:: Data shown ::
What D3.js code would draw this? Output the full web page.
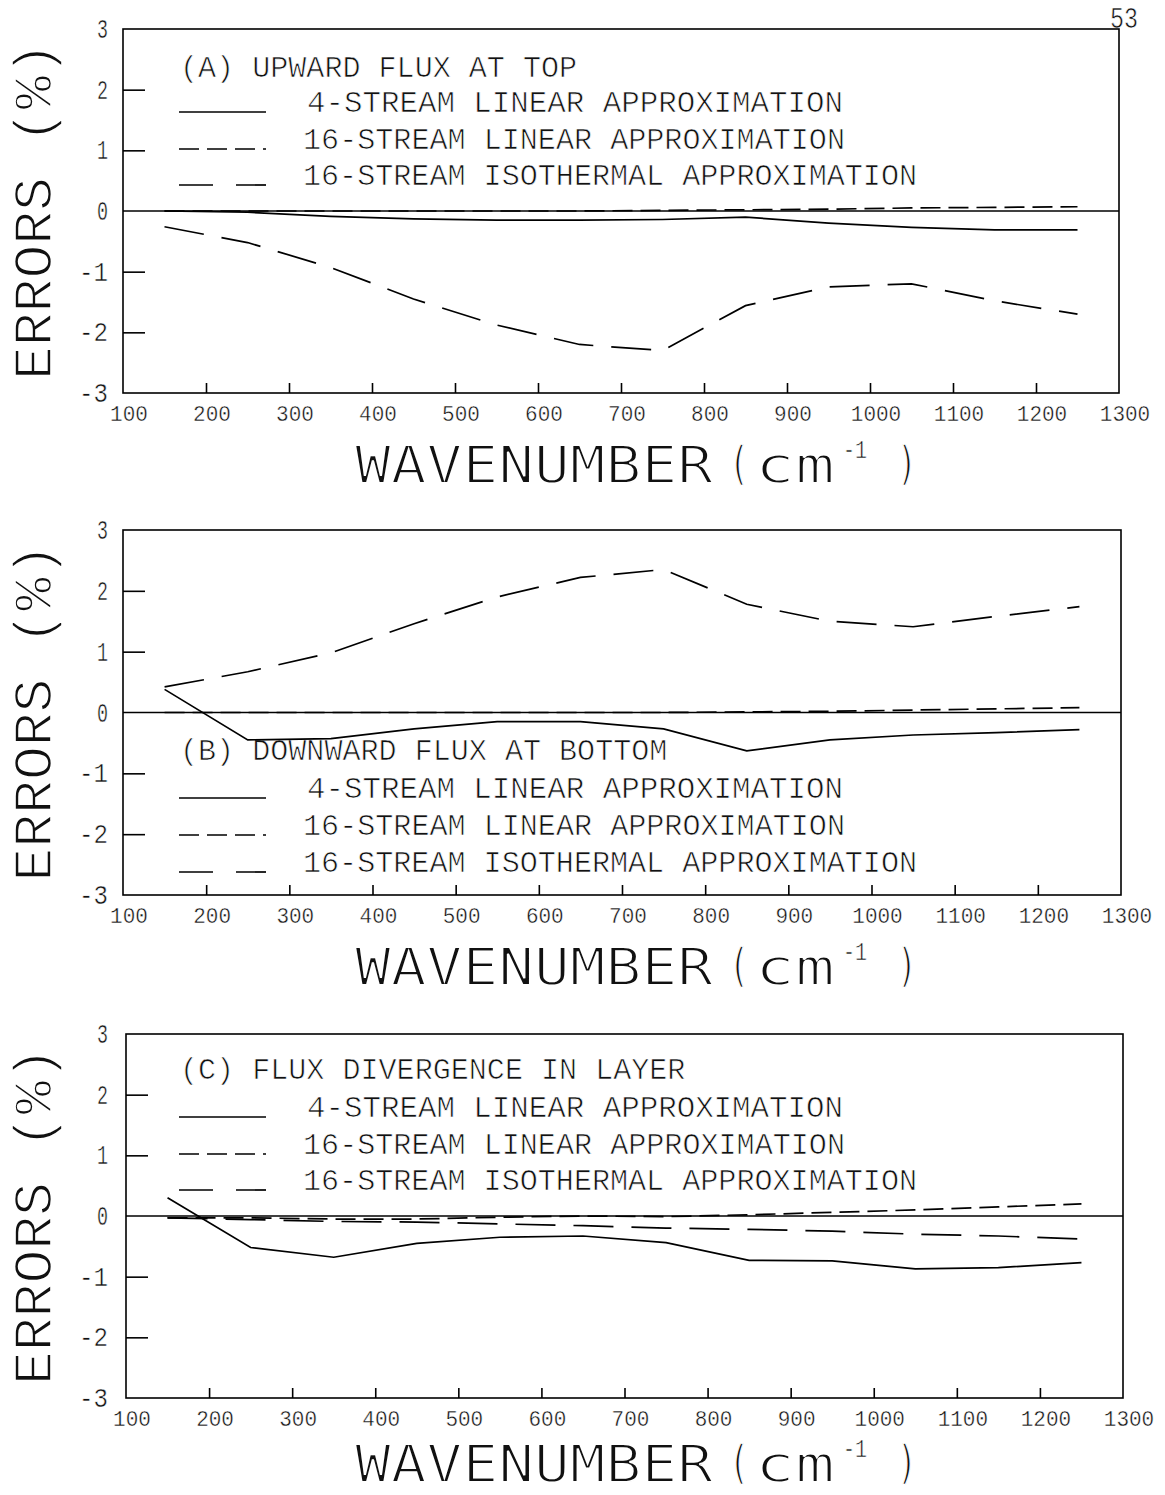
<!DOCTYPE html>
<html><head><meta charset="utf-8">
<script src="https://cdn.jsdelivr.net/npm/d3@7"></script>
<style>body{margin:0;background:#fff} text{fill:#111}</style>
</head><body>
<svg id="chart" width="1165" height="1495"></svg>
<script>
// ---------- data ----------
const wavenumbers = [150,250,350,450,550,650,750,850,950,1050,1150,1250];
const xTickValues = [100,200,300,400,500,600,700,800,900,1000,1100,1200,1300];
const yTickValues = [-3,-2,-1,0,1,2,3];
const seriesNames = ["4-STREAM LINEAR APPROXIMATION","16-STREAM LINEAR APPROXIMATION","16-STREAM ISOTHERMAL APPROXIMATION"];
const panelTitles = ["(A) UPWARD FLUX AT TOP","(B) DOWNWARD FLUX AT BOTTOM","(C) FLUX DIVERGENCE IN LAYER"];

const upwardFourStreamLinear     = [0,-0.02,-0.09,-0.13,-0.15,-0.15,-0.14,-0.10,-0.20,-0.27,-0.31,-0.31];
const upwardSixteenStreamLinear  = [0,0,0,0,0,0,0.01,0.02,0.03,0.05,0.06,0.07];
const upwardSixteenStreamIso     = [-0.26,-0.52,-0.93,-1.45,-1.88,-2.20,-2.30,-1.56,-1.25,-1.20,-1.48,-1.70];

const downwardFourStreamLinear    = [0.38,-0.45,-0.43,-0.27,-0.15,-0.15,-0.27,-0.63,-0.45,-0.37,-0.33,-0.28];
const downwardSixteenStreamLinear = [0,0,0,0,0,0,0,0.01,0.02,0.04,0.06,0.08];
const downwardSixteenStreamIso    = [0.42,0.67,0.98,1.46,1.90,2.22,2.35,1.78,1.50,1.41,1.58,1.74];

const divergenceFourStreamLinear    = [0.30,-0.52,-0.68,-0.45,-0.35,-0.33,-0.44,-0.73,-0.74,-0.87,-0.85,-0.77];
const divergenceSixteenStreamLinear = [-0.03,-0.03,-0.05,-0.05,-0.02,0,-0.01,0.02,0.06,0.10,0.15,0.20];
const divergenceSixteenStreamIso    = [-0.03,-0.06,-0.09,-0.10,-0.13,-0.16,-0.20,-0.22,-0.25,-0.30,-0.33,-0.38];

// ---------- layout ----------
const FONT = "'Liberation Mono','DejaVu Sans Mono',monospace";
const TITLE_FONT = "'DejaVu Sans Mono','Liberation Mono',monospace";
const panelLayout = [
  {left:123, right:1119, top:29,   bottom:393,  legendBase:[48,83,120,156], titleGap:90},
  {left:123, right:1121, top:530,  bottom:895,  legendBase:[230,268,305,342], titleGap:90},
  {left:126, right:1123, top:1034, bottom:1398, legendBase:[45,83,120,156], titleGap:84}
];
const dashStyles = [null, "20,8", "40,18"];
const legendTextX = [307,303,303];
const legendTextEnd = [843,845,917];

const panels = [
  {title:panelTitles[0], series:[upwardFourStreamLinear,upwardSixteenStreamLinear,upwardSixteenStreamIso]},
  {title:panelTitles[1], series:[downwardFourStreamLinear,downwardSixteenStreamLinear,downwardSixteenStreamIso]},
  {title:panelTitles[2], series:[divergenceFourStreamLinear,divergenceSixteenStreamLinear,divergenceSixteenStreamIso]}
];

const svg = d3.select("#chart");

// thin-stroke text helper (white halo thins the glyphs to mimic a plotter font)
function thin(sel, w){ return sel.attr("stroke","#fff").attr("stroke-width",w).attr("paint-order","normal"); }

// page number
thin(svg.append("text").attr("x",1110).attr("y",28).attr("font-family",FONT)
  .attr("font-size",30).attr("textLength",28).attr("lengthAdjust","spacingAndGlyphs").text("53"),0.6);

panels.forEach((p,i)=>{
  const L = panelLayout[i];
  const x = d3.scaleLinear().domain([100,1300]).range([L.left,L.right]);
  const y = d3.scaleLinear().domain([-3,3]).range([L.bottom,L.top]);
  const g = svg.append("g");

  // legend text first so lines draw over it
  const lb = L.legendBase.map(v=>L.top+v);
  thin(g.append("text").attr("x",180).attr("y",lb[0]).attr("font-family",FONT).attr("font-size",29)
    .attr("textLength",p.title.length*18.05).attr("lengthAdjust","spacingAndGlyphs").text(p.title),0.7);
  seriesNames.forEach((name,k)=>{
    const yy = lb[k+1];
    thin(g.append("text").attr("x",legendTextX[k]).attr("y",yy).attr("font-family",FONT).attr("font-size",29)
      .attr("textLength",legendTextEnd[k]-legendTextX[k]).attr("lengthAdjust","spacingAndGlyphs").text(name),0.7);
    g.append("line").attr("x1",179).attr("x2",266).attr("y1",yy).attr("y2",yy)
      .attr("stroke","#000").attr("stroke-width",1.7)
      .attr("stroke-dasharray",k===2?"34,23":dashStyles[k]);
  });

  // frame
  g.append("rect").attr("x",L.left).attr("y",L.top).attr("width",L.right-L.left).attr("height",L.bottom-L.top)
    .attr("fill","none").attr("stroke","#000").attr("stroke-width",1.6);

  // x axis (ticks inward)
  const xAxis = d3.axisTop(x).tickValues(xTickValues.slice(1,-1)).tickSize(10).tickFormat("");
  const xa = g.append("g").attr("transform",`translate(0,${L.bottom})`).call(xAxis);
  xa.select(".domain").remove();
  xa.selectAll("line").attr("stroke","#000").attr("stroke-width",1.6);

  // y axis (ticks inward)
  const yAxis = d3.axisRight(y).tickValues(yTickValues.filter(v=>v>-3&&v<3&&v!==0)).tickSize(22).tickFormat("");
  const ya = g.append("g").attr("transform",`translate(${L.left},0)`).call(yAxis);
  ya.select(".domain").remove();
  ya.selectAll("line").attr("stroke","#000").attr("stroke-width",1.6);

  // zero line
  g.append("line").attr("x1",L.left).attr("x2",L.right).attr("y1",y(0)).attr("y2",y(0))
    .attr("stroke","#000").attr("stroke-width",1.6);

  // x tick labels
  thin(g.selectAll(".xl").data(xTickValues).enter().append("text")
    .attr("x",d=>x(d)+6).attr("y",L.bottom+28).attr("text-anchor","middle")
    .attr("font-family",FONT).attr("font-size",22)
    .attr("textLength",d=>String(d).length*12.6).attr("lengthAdjust","spacingAndGlyphs")
    .text(d=>d),0.4);

  // y tick labels
  thin(g.selectAll(".yl").data(yTickValues).enter().append("text")
    .attr("x",108).attr("y",d=>y(d)+9).attr("text-anchor","end")
    .attr("font-family",FONT).attr("font-size",27)
    .attr("textLength",d=>d<0?29:11).attr("lengthAdjust","spacingAndGlyphs")
    .text(d=>d<0?"-"+Math.abs(d):d),0.5);

  // y axis title
  thin(g.append("text").attr("transform",`translate(51,${(L.top+L.bottom)/2}) rotate(-90)`)
    .attr("text-anchor","middle").attr("font-family",FONT).attr("font-size",54)
    .attr("textLength",338).attr("lengthAdjust","spacingAndGlyphs").text("ERRORS (%)"),1.6);

  // x axis title
  const tb = L.bottom + L.titleGap;
  thin(g.append("text").attr("x",355).attr("y",tb).attr("font-family",TITLE_FONT).attr("font-size",51)
    .attr("textLength",358).attr("lengthAdjust","spacingAndGlyphs").text("WAVENUMBER"),1.8);
  thin(g.append("text").attr("x",729).attr("y",tb-4).attr("font-family",TITLE_FONT).attr("font-size",46)
    .attr("textLength",20).attr("lengthAdjust","spacingAndGlyphs").text("("),1.4);
  thin(g.append("text").attr("x",755).attr("y",tb).attr("font-family",TITLE_FONT).attr("font-size",51)
    .attr("textLength",80).attr("lengthAdjust","spacingAndGlyphs").text("cm"),1.8);
  thin(g.append("text").attr("x",843).attr("y",tb-25).attr("font-family",FONT).attr("font-size",26)
    .attr("textLength",24).attr("lengthAdjust","spacingAndGlyphs").text("-1"),0.6);
  thin(g.append("text").attr("x",897).attr("y",tb-4).attr("font-family",TITLE_FONT).attr("font-size",46)
    .attr("textLength",20).attr("lengthAdjust","spacingAndGlyphs").text(")"),1.4);

  // data lines
  const line = d3.line().x((d,k)=>x(wavenumbers[k])).y(d=>y(d));
  p.series.forEach((s,k)=>{
    g.append("path").datum(s).attr("d",line).attr("fill","none").attr("stroke","#000")
      .attr("stroke-width",1.7).attr("stroke-dasharray",dashStyles[k]);
  });
});
</script>
</body></html>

:: What the task asks ::
Copy all lines from the material that hold "page".

:: Complete response ::
What D3.js code would draw this? Output the full web page.
// page number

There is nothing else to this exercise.